I tend to agree - making folks intending to interact with minors comply makes more sense.
That said, outside of the merits of this approach, I am dubious of any actual implementation given 2 points.
1) Protecting the youths will always be a leaky bucket. With disadvantaged youths possibly more at risk. Those exposed to non-compliant parents ("cool" parents who are ok with sharing unsuitable content) or lacking strong parental involvement, likely won't benefit a great deal from any implementation.
2) Anti privacy social networks stand to gain the most from targeting ads utilizing signals from most child safety acts. They also might be able to reduce some costs from moderation if they can make it someone else's problem. I'd argue the net social impact from these social networks is likely both more normalized and strongly negative for our youths than any smut.

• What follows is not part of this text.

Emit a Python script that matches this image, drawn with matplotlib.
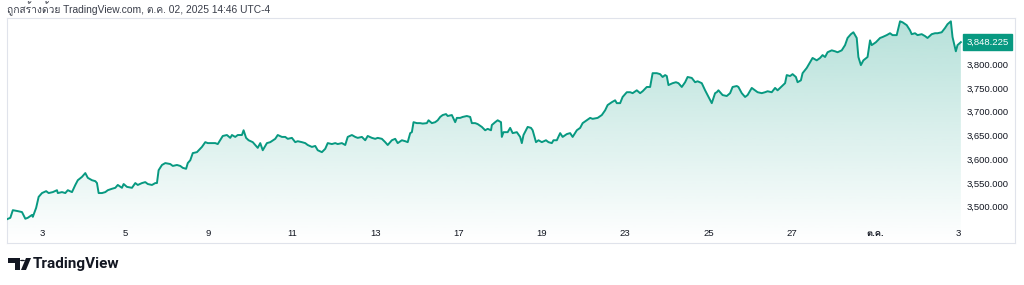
import matplotlib
matplotlib.use("Agg")
import matplotlib.pyplot as plt
import matplotlib.patches as mpatches
from matplotlib import font_manager, ft2font
from matplotlib.path import Path
import numpy as np


def family_with(ch):
    # look for an installed font that has the Thai glyph
    for f in font_manager.fontManager.ttflist:
        try:
            if ord(ch) in ft2font.FT2Font(f.fname).get_charmap():
                return f.name
        except Exception:
            pass
    return None


thai = family_with("ก")
families = ["Liberation Sans"] + ([thai] if thai else []) + ["DejaVu Sans"]
plt.rcParams["font.family"] = families

# time in x-tick units (tick i = label i), price values
t = [-0.42, -0.38, -0.35, -0.29, -0.24, -0.20, -0.17, -0.12, -0.11, -0.07, -0.04, 0.00,
     0.05, 0.08, 0.13, 0.18, 0.19, 0.24, 0.28, 0.31, 0.36, 0.40, 0.43, 0.48, 0.52, 0.55,
     0.60, 0.64, 0.66, 0.68, 0.72, 0.76, 0.79, 0.84, 0.88, 0.91, 0.96, 0.98, 1.02, 1.08,
     1.12, 1.15, 1.20, 1.24, 1.27, 1.32, 1.36, 1.38, 1.40, 1.44, 1.48, 1.54, 1.57, 1.62,
     1.66, 1.69, 1.73, 1.75, 1.78, 1.81, 1.86, 1.92, 1.96, 1.99, 2.04, 2.08, 2.11, 2.17,
     2.22, 2.26, 2.28, 2.32, 2.35, 2.40, 2.42, 2.45, 2.48, 2.53, 2.56, 2.59, 2.62, 2.65,
     2.70, 2.74, 2.80, 2.83, 2.88, 2.92, 2.95, 3.00, 3.04, 3.07, 3.12, 3.16, 3.19, 3.24,
     3.28, 3.31, 3.36, 3.40, 3.43, 3.48, 3.52, 3.55, 3.60, 3.64, 3.67, 3.72, 3.76, 3.79,
     3.84, 3.88, 3.91, 3.96, 4.00, 4.03, 4.08, 4.12, 4.15, 4.20, 4.24, 4.27, 4.32, 4.36,
     4.39, 4.42, 4.44, 4.46, 4.50, 4.54, 4.57, 4.62, 4.64, 4.68, 4.72, 4.75, 4.78, 4.81,
     4.85, 4.87, 4.92, 4.96, 4.98, 5.02, 5.05, 5.10, 5.14, 5.16, 5.20, 5.23, 5.28, 5.32,
     5.35, 5.39, 5.40, 5.44, 5.47, 5.51, 5.52, 5.54, 5.59, 5.62, 5.65, 5.70, 5.74, 5.76,
     5.78, 5.83, 5.87, 5.89, 5.93, 5.96, 6.00, 6.05, 6.08, 6.12, 6.14, 6.18, 6.22, 6.25,
     6.30, 6.34, 6.37, 6.42, 6.46, 6.49, 6.58, 6.61, 6.67, 6.72, 6.76, 6.79, 6.84, 6.88,
     6.90, 6.94, 6.97, 7.02, 7.06, 7.09, 7.14, 7.18, 7.21, 7.26, 7.30, 7.33, 7.38, 7.42,
     7.45, 7.48, 7.50, 7.52, 7.57, 7.61, 7.64, 7.68, 7.72, 7.75, 7.80, 7.84, 7.87, 7.92,
     7.96, 7.99, 8.04, 8.08, 8.10, 8.12, 8.17, 8.22, 8.26, 8.29, 8.34, 8.36, 8.40, 8.44,
     8.47, 8.52, 8.56, 8.59, 8.64, 8.68, 8.71, 8.76, 8.80, 8.83, 8.92, 8.94, 8.98, 9.01,
     9.05, 9.07, 9.11, 9.13, 9.18, 9.22, 9.25, 9.30, 9.34, 9.37, 9.40, 9.43, 9.48, 9.52,
     9.55, 9.60, 9.64, 9.67, 9.71, 9.74, 9.78, 9.80, 9.83, 9.86, 9.91, 9.94, 9.96, 10.01,
     10.06, 10.09, 10.14, 10.18, 10.21, 10.26, 10.30, 10.33, 10.38, 10.42, 10.44, 10.48,
     10.51, 10.56, 10.60, 10.63, 10.68, 10.72, 10.75, 10.80, 10.84, 10.87, 10.91, 10.93,
     10.97, 10.99, 11.03]

price = [3476, 3479, 3495, 3493, 3491, 3477, 3479, 3485, 3481, 3500, 3523, 3531,
         3535, 3531, 3533, 3537, 3531, 3533, 3531, 3537, 3533, 3548, 3558, 3565, 3573, 3563,
         3558, 3556, 3552, 3531, 3531, 3533, 3537, 3540, 3542, 3548, 3542, 3550, 3544, 3542,
         3552, 3548, 3552, 3554, 3550, 3548, 3552, 3552, 3579, 3590, 3594, 3592, 3588, 3590,
         3588, 3584, 3582, 3594, 3600, 3615, 3617, 3628, 3638, 3636, 3636, 3636, 3634, 3651,
         3653, 3647, 3653, 3649, 3653, 3653, 3663, 3647, 3642, 3638, 3632, 3626, 3636, 3621,
         3636, 3638, 3645, 3653, 3649, 3649, 3645, 3647, 3638, 3640, 3638, 3636, 3632, 3628,
         3630, 3621, 3617, 3624, 3636, 3634, 3636, 3634, 3636, 3632, 3649, 3653, 3649, 3647,
         3649, 3642, 3651, 3647, 3645, 3647, 3645, 3638, 3632, 3642, 3645, 3636, 3642, 3640,
         3638, 3657, 3659, 3680, 3678, 3678, 3677, 3678, 3684, 3678, 3680, 3684, 3691, 3695,
         3697, 3693, 3695, 3680, 3689, 3689, 3691, 3693, 3691, 3678, 3678, 3676, 3670, 3663,
         3666, 3663, 3674, 3680, 3684, 3680, 3649, 3659, 3659, 3668, 3657, 3659, 3649, 3636,
         3653, 3670, 3668, 3663, 3638, 3642, 3638, 3642, 3638, 3636, 3642, 3642, 3657, 3649,
         3655, 3657, 3649, 3663, 3668, 3678, 3689, 3687, 3689, 3695, 3705, 3716, 3722, 3726,
         3720, 3720, 3733, 3743, 3743, 3741, 3747, 3741, 3745, 3754, 3754, 3783, 3783, 3781,
         3775, 3779, 3777, 3758, 3762, 3764, 3762, 3754, 3764, 3775, 3773, 3764, 3766, 3762,
         3747, 3737, 3720, 3741, 3743, 3747, 3737, 3735, 3741, 3754, 3756, 3754, 3741, 3733,
         3737, 3752, 3747, 3743, 3741, 3743, 3745, 3743, 3752, 3747, 3762, 3779, 3777, 3781,
         3775, 3764, 3768, 3783, 3794, 3806, 3815, 3810, 3815, 3821, 3817, 3827, 3831, 3829,
         3827, 3831, 3842, 3857, 3865, 3869, 3857, 3817, 3800, 3810, 3817, 3852, 3842, 3848,
         3857, 3859, 3863, 3867, 3863, 3863, 3892, 3890, 3884, 3873, 3865, 3867,
         3863, 3865, 3861, 3857, 3865, 3867, 3867, 3869, 3878, 3886, 3892, 3859,
         3829, 3842, 3848.225]

x_labels = ["3", "5", "9", "11", "13", "17", "19", "23", "25", "27", "ต.ค.", "3"]
y_ticks = [3500, 3550, 3600, 3650, 3700, 3750, 3800]
last_price = 3848.225

GREEN = "#089981"
TXT = "#131722"
BORDER = "#e0e3eb"
YMIN, YMAX = 3426, 3899

fig = plt.figure(figsize=(10.24, 2.85), dpi=100)
ax = fig.add_axes([7 / 1024, 1 - 243 / 285, 1008 / 1024, 225 / 285])

ax.plot(t, price, color=GREEN, lw=1.4, solid_joinstyle="round", zorder=3)

# gradient fill below the line
clip = Path(np.vstack([np.column_stack([t, price]),
                       [[t[-1], YMIN], [t[0], YMIN]]]))
grad = np.zeros((256, 1, 4))
grad[..., :3] = matplotlib.colors.to_rgb(GREEN)
grad[:, 0, 3] = np.linspace(0.30, 0.0, 256)
im = ax.imshow(grad, aspect="auto", extent=[t[0], t[-1], YMIN, YMAX],
               origin="upper", zorder=2, interpolation="bicubic")
im.set_clip_path(mpatches.PathPatch(clip, transform=ax.transData))
ax.set_xlim(-0.42, 11.68)
ax.set_ylim(YMIN, YMAX)

ax.set_xticks([])
ax.set_yticks([])
for s in ax.spines.values():
    s.set_color(BORDER)
    s.set_linewidth(0.8)

# x labels inside the pane
for i, lab in enumerate(x_labels):
    ax.text(i, 0.044, lab, transform=ax.get_xaxis_transform(), ha="center",
            va="center", fontsize=6.8, color=TXT,
            fontweight="bold" if lab == "ต.ค." else "normal")

# y labels inside the pane, right side
ytr = ax.get_yaxis_transform()
for v in y_ticks:
    ax.text(0.9935, v, f"{v:,.3f}", transform=ytr, ha="right", va="center",
            fontsize=6.8, color=TXT)

ax.text(0.9935, last_price, f"{last_price:,.3f}", transform=ytr, ha="right",
        va="center", fontsize=6.8, color="white", zorder=6,
        bbox=dict(boxstyle="square,pad=0.35", fc=GREEN, ec=GREEN))

fig.text(7 / 1024, 1 - 9 / 285, "ถูกสร้างด้วย TradingView.com, ต.ค. 02, 2025 14:46 UTC-4",
         fontsize=7.4, color="#3a3e4a", ha="left", va="center")

# TradingView logo
w = 1 / 1024
hy = lambda py: 1 - py / 285
fig.patches.append(mpatches.Polygon(
    [(8 * w, hy(258)), (20 * w, hy(258)), (20 * w, hy(270)),
     (15 * w, hy(270)), (15 * w, hy(263)), (8 * w, hy(263))],
    closed=True, transform=fig.transFigure, fc=TXT, ec="none"))
fig.patches.append(mpatches.Circle((22.5 * w, hy(260.5)), 2.5 * w,
                                   transform=fig.transFigure, fc=TXT, ec="none"))
fig.patches.append(mpatches.Polygon(
    [(26 * w, hy(258)), (31 * w, hy(258)), (26 * w, hy(270)), (21 * w, hy(270))],
    closed=True, transform=fig.transFigure, fc=TXT, ec="none"))
fig.text(33 / 1024, hy(264), "TradingView", fontsize=11, fontweight="bold",
         family=["Roboto", "DejaVu Sans"], color=TXT, ha="left", va="center")

fig.savefig("out.png", dpi=100, facecolor="white")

On the balance I'd say we are better off investing our energy in other places.
> "cool" parents who are ok with sharing unsuitable content
Or simply parents who won’t agree with the government on what is suitable for their children.
We already have parental control on all mainstream operating systems, why cannot this simply be the responsibility of the parent as are so many other things regarding what children do, watch, eat etc?
We don't have parental control on any mainstream operating system that actually works. In fact, California just removed the law that said operating systems have to have working parental control.
Because what parents have access to now is extremely ineffective unless they prevent their kids from going outside or going to school. Right now the onus is entirely on parents too keep their kids off the Internet equivalent of smoking cigarettes, and it’s a losing battle. What we’re looking for is for the liability to shift off the parent and onto the people intentionally communicating with children. Frankly the proposal above was very reasonable. If you don’t want to intentionally communicate with kids then do nothing and you have no liability.
I want to intentionally communicate with kids, because kids have always been valued members of the online communities I frequent. Right now, it is easy for social media giants to exploit children, easy for child predators to get access to abuse children, and increasingly-difficult to maintain online spaces in which children are allowed to safely exist. That is surely not what we are intending to accomplish, here.
The header (for videos and other) was mentioned in [1]. I agree that is the way to go.
Adding a header to a web server or load balancer or app server if done globally can be done in a minute or two. Maybe 5 minutes for the intern not counting QA testing.
But you are right, the inverse is easier. I like that too. That was debated in the other recent thread.